What is asked: Among the lines of data below, reproduce only those from the one with "Generate a web" through the one with "const ovBiasTicks = [-30, -25, -20, -15, -10];", exactly as they stand, both ends included.

Data:
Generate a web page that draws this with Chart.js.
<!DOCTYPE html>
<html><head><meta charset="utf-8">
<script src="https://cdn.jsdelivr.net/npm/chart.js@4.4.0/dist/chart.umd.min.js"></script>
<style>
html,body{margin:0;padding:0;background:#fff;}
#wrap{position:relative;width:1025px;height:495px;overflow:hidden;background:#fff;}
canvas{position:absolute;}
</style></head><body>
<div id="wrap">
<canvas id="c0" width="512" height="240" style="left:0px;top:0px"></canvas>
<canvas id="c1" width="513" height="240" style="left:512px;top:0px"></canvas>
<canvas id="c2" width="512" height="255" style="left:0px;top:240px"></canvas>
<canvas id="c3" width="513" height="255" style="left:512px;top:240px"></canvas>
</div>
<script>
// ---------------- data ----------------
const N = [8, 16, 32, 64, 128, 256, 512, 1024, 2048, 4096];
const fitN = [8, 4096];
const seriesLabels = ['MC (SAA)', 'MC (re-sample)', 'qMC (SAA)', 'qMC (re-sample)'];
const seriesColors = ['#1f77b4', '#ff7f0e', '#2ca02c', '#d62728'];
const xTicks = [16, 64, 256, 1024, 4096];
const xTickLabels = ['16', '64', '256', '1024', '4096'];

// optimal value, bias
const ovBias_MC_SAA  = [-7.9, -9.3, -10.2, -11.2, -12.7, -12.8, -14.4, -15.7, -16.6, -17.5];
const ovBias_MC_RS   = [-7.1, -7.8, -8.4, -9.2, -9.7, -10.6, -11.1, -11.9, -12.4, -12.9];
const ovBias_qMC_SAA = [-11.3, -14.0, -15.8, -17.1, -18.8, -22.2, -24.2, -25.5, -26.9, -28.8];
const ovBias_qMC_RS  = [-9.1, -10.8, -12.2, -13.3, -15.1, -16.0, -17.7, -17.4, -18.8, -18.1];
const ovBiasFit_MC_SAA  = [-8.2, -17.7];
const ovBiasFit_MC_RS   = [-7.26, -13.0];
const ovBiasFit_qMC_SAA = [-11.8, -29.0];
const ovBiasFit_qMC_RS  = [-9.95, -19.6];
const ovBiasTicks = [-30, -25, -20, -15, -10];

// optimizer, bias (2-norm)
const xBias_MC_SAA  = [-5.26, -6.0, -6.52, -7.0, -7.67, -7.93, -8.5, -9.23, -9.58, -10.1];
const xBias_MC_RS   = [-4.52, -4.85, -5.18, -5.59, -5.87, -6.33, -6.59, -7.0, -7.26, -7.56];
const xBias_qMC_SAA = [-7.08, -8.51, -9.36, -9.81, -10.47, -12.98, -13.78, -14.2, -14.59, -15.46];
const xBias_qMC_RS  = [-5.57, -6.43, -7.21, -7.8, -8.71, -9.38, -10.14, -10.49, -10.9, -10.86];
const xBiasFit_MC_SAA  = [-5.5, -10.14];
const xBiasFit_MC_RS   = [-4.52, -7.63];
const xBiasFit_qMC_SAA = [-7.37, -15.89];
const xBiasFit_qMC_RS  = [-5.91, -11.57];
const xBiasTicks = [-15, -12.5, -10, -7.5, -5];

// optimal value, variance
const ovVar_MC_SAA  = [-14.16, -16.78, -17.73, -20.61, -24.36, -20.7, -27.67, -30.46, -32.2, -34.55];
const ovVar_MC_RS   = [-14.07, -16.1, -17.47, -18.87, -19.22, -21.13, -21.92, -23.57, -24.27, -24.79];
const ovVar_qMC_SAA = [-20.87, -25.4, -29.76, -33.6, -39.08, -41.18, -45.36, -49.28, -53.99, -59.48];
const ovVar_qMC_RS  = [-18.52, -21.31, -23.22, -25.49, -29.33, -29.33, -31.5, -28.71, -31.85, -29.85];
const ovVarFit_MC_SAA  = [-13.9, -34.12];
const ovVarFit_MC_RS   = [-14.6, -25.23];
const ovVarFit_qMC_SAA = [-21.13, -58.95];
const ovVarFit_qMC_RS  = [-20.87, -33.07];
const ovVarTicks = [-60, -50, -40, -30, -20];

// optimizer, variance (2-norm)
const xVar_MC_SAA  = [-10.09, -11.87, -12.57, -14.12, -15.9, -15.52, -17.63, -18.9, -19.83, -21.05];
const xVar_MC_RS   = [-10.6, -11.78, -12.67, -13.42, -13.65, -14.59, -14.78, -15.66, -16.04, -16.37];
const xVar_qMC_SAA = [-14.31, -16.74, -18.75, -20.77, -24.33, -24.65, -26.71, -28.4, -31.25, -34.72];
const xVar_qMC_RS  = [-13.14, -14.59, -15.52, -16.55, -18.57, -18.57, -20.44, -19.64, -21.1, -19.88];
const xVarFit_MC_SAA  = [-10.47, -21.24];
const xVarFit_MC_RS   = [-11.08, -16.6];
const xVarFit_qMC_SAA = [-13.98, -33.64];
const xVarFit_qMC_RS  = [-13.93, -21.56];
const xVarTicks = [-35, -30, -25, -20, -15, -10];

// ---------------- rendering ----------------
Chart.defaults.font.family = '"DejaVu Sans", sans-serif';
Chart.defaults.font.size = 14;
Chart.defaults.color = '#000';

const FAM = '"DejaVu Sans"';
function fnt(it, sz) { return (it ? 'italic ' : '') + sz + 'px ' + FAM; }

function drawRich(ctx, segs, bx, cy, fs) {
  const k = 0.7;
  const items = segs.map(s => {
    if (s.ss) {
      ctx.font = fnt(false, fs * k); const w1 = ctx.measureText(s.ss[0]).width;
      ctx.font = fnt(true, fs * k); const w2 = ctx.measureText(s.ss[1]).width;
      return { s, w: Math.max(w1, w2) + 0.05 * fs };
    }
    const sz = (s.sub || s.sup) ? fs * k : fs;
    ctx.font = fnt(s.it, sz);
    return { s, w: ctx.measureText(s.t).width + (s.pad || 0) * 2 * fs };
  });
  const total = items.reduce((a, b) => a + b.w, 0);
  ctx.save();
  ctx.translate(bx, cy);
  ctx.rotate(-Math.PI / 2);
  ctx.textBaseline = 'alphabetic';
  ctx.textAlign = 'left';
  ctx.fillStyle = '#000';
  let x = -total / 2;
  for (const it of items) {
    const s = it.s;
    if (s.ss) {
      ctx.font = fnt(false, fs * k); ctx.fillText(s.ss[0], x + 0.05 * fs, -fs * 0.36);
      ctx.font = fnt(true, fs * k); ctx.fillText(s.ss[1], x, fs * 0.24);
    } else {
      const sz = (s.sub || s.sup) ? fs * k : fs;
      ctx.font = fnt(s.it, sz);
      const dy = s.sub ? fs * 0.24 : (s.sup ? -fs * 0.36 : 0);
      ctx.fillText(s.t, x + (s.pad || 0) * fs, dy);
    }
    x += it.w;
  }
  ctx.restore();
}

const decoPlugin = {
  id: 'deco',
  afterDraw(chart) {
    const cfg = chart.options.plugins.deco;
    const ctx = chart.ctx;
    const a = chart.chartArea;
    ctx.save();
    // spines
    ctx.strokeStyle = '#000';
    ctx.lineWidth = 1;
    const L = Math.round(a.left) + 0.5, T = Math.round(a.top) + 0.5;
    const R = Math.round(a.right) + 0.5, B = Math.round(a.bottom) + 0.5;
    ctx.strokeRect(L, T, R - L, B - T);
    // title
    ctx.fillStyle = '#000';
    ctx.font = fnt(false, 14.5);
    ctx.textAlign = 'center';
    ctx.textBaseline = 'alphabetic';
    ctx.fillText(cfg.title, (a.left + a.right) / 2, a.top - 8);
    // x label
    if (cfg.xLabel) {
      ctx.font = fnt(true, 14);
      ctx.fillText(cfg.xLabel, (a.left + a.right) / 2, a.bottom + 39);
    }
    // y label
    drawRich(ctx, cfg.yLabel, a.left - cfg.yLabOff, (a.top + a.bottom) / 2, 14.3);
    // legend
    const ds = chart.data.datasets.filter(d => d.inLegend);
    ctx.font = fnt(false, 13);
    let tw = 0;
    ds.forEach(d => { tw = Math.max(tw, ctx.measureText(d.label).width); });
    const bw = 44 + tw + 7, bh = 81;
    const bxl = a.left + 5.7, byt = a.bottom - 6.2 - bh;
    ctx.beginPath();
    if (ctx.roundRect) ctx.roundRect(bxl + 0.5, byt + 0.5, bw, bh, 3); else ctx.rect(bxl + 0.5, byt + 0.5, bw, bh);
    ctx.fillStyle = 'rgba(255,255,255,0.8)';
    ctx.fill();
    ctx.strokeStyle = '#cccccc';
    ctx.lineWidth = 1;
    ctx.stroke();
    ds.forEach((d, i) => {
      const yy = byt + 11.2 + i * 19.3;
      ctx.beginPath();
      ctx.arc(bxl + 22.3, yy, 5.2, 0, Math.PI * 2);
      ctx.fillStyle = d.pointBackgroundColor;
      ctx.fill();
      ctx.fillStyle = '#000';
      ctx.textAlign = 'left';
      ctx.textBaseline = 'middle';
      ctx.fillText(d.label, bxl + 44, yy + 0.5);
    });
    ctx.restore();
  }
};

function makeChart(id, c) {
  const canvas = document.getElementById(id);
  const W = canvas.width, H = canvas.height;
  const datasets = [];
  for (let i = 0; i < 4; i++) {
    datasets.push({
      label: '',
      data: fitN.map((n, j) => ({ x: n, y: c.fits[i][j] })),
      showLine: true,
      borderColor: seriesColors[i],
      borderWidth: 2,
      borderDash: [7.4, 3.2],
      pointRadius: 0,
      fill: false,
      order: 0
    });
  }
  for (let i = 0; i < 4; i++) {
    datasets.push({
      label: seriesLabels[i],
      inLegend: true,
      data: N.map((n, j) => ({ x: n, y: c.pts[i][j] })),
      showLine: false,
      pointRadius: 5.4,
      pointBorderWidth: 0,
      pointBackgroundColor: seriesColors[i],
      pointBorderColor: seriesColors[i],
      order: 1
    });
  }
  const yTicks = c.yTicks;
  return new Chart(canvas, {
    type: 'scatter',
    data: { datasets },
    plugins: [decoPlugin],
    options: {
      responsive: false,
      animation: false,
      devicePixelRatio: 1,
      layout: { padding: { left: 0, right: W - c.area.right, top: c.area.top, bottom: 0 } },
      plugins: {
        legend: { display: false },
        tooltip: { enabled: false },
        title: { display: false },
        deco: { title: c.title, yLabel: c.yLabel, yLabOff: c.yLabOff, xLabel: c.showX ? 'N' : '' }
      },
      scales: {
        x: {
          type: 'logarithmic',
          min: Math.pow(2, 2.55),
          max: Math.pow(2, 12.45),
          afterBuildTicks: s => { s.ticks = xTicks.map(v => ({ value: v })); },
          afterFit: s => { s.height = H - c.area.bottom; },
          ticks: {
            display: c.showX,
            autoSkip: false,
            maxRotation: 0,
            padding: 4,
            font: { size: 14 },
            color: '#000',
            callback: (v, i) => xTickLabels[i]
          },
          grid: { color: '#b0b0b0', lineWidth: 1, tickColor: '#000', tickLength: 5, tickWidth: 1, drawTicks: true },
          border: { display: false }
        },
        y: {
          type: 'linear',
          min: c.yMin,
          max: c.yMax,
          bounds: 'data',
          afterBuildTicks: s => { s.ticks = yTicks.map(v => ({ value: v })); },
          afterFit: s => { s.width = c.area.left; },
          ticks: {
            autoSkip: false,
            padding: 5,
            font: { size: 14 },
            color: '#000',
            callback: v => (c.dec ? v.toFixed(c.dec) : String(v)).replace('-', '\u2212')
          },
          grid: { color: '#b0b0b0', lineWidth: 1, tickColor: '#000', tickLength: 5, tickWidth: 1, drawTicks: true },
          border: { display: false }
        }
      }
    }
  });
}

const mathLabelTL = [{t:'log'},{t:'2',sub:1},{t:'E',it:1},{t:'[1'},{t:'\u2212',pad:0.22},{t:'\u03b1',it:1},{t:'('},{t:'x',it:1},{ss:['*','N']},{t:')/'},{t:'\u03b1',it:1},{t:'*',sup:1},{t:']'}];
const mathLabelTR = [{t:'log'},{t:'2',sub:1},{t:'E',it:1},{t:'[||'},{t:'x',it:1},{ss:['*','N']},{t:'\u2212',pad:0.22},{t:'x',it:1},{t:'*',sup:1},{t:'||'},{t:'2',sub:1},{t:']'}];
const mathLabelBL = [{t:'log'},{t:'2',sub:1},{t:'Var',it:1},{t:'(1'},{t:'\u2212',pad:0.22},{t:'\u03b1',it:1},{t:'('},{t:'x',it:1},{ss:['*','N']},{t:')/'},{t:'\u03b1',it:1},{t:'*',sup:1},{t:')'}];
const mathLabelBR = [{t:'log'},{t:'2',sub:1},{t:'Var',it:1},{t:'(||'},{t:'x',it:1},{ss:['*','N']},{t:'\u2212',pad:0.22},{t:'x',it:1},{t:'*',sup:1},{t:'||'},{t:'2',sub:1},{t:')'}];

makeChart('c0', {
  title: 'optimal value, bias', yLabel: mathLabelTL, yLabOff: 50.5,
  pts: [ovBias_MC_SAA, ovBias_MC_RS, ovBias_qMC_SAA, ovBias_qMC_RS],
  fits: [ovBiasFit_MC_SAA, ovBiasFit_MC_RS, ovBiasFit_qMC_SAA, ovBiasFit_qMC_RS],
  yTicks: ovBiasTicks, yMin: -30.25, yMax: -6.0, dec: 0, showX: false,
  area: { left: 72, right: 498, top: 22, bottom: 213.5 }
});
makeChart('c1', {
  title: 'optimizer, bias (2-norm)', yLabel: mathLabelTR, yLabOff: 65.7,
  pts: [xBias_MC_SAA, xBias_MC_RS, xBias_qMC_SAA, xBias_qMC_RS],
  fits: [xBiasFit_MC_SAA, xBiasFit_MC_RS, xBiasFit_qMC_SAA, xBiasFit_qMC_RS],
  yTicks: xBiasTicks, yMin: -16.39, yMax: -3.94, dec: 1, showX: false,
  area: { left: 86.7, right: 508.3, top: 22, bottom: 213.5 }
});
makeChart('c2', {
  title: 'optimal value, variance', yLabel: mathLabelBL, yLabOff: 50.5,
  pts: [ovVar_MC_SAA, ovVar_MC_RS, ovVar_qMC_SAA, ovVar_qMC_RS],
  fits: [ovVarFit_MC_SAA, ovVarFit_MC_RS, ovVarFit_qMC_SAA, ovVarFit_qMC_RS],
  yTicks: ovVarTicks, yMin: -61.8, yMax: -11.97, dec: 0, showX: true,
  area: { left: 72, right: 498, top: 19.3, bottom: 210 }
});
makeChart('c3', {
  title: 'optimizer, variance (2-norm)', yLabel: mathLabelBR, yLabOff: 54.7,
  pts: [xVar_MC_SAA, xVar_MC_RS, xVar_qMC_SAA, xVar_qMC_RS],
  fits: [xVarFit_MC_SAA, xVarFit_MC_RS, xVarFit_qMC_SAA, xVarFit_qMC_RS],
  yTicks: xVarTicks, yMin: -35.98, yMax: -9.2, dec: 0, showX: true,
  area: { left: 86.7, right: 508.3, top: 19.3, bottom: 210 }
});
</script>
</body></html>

...

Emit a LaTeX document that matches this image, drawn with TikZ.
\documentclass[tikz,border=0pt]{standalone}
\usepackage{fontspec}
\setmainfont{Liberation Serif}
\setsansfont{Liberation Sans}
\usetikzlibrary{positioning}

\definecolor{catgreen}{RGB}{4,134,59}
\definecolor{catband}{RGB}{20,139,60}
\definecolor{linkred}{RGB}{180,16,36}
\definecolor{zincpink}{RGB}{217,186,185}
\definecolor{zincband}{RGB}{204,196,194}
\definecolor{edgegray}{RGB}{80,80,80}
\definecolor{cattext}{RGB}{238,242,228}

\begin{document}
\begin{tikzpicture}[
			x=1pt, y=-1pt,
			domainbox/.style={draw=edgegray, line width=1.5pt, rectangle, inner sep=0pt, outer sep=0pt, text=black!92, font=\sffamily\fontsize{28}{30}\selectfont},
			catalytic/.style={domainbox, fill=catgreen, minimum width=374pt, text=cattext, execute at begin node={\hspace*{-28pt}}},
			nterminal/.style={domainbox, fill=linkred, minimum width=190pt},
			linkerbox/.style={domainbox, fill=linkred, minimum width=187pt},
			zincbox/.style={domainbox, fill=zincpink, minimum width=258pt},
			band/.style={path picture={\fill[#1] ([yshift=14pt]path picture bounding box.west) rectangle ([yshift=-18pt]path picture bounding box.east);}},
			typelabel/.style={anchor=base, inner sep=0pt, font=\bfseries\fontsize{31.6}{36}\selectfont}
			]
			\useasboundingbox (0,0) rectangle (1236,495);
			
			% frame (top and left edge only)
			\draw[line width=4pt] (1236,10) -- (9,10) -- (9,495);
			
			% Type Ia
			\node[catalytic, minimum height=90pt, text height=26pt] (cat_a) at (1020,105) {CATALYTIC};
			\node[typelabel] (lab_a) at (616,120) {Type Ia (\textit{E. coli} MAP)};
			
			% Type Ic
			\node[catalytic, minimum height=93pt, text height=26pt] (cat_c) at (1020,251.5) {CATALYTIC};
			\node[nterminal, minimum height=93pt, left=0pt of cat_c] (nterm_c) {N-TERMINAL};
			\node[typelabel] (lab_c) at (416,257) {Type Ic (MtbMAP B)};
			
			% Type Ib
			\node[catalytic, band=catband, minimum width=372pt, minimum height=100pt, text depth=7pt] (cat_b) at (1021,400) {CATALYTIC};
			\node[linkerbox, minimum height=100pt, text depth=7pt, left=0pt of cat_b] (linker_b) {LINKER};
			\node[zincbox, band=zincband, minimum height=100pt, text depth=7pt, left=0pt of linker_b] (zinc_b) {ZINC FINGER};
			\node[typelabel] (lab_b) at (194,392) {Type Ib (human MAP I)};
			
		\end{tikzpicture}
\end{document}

Answer:
Generate a web page that draws this with Chart.js.
<!DOCTYPE html>
<html><head><meta charset="utf-8">
<script src="https://cdn.jsdelivr.net/npm/chart.js@4.4.0/dist/chart.umd.min.js"></script>
<style>
html,body{margin:0;padding:0;background:#fff;}
#wrap{position:relative;width:1025px;height:495px;overflow:hidden;background:#fff;}
canvas{position:absolute;}
</style></head><body>
<div id="wrap">
<canvas id="c0" width="512" height="240" style="left:0px;top:0px"></canvas>
<canvas id="c1" width="513" height="240" style="left:512px;top:0px"></canvas>
<canvas id="c2" width="512" height="255" style="left:0px;top:240px"></canvas>
<canvas id="c3" width="513" height="255" style="left:512px;top:240px"></canvas>
</div>
<script>
// ---------------- data ----------------
const N = [8, 16, 32, 64, 128, 256, 512, 1024, 2048, 4096];
const fitN = [8, 4096];
const seriesLabels = ['MC (SAA)', 'MC (re-sample)', 'qMC (SAA)', 'qMC (re-sample)'];
const seriesColors = ['#1f77b4', '#ff7f0e', '#2ca02c', '#d62728'];
const xTicks = [16, 64, 256, 1024, 4096];
const xTickLabels = ['16', '64', '256', '1024', '4096'];

// optimal value, bias
const ovBias_MC_SAA  = [-7.9, -9.3, -10.2, -11.2, -12.7, -12.8, -14.4, -15.7, -16.6, -17.5];
const ovBias_MC_RS   = [-7.1, -7.8, -8.4, -9.2, -9.7, -10.6, -11.1, -11.9, -12.4, -12.9];
const ovBias_qMC_SAA = [-11.3, -14.0, -15.8, -17.1, -18.8, -22.2, -24.2, -25.5, -26.9, -28.8];
const ovBias_qMC_RS  = [-9.1, -10.8, -12.2, -13.3, -15.1, -16.0, -17.7, -17.4, -18.8, -18.1];
const ovBiasFit_MC_SAA  = [-8.2, -17.7];
const ovBiasFit_MC_RS   = [-7.26, -13.0];
const ovBiasFit_qMC_SAA = [-11.8, -29.0];
const ovBiasFit_qMC_RS  = [-9.95, -19.6];
const ovBiasTicks = [-30, -25, -20, -15, -10];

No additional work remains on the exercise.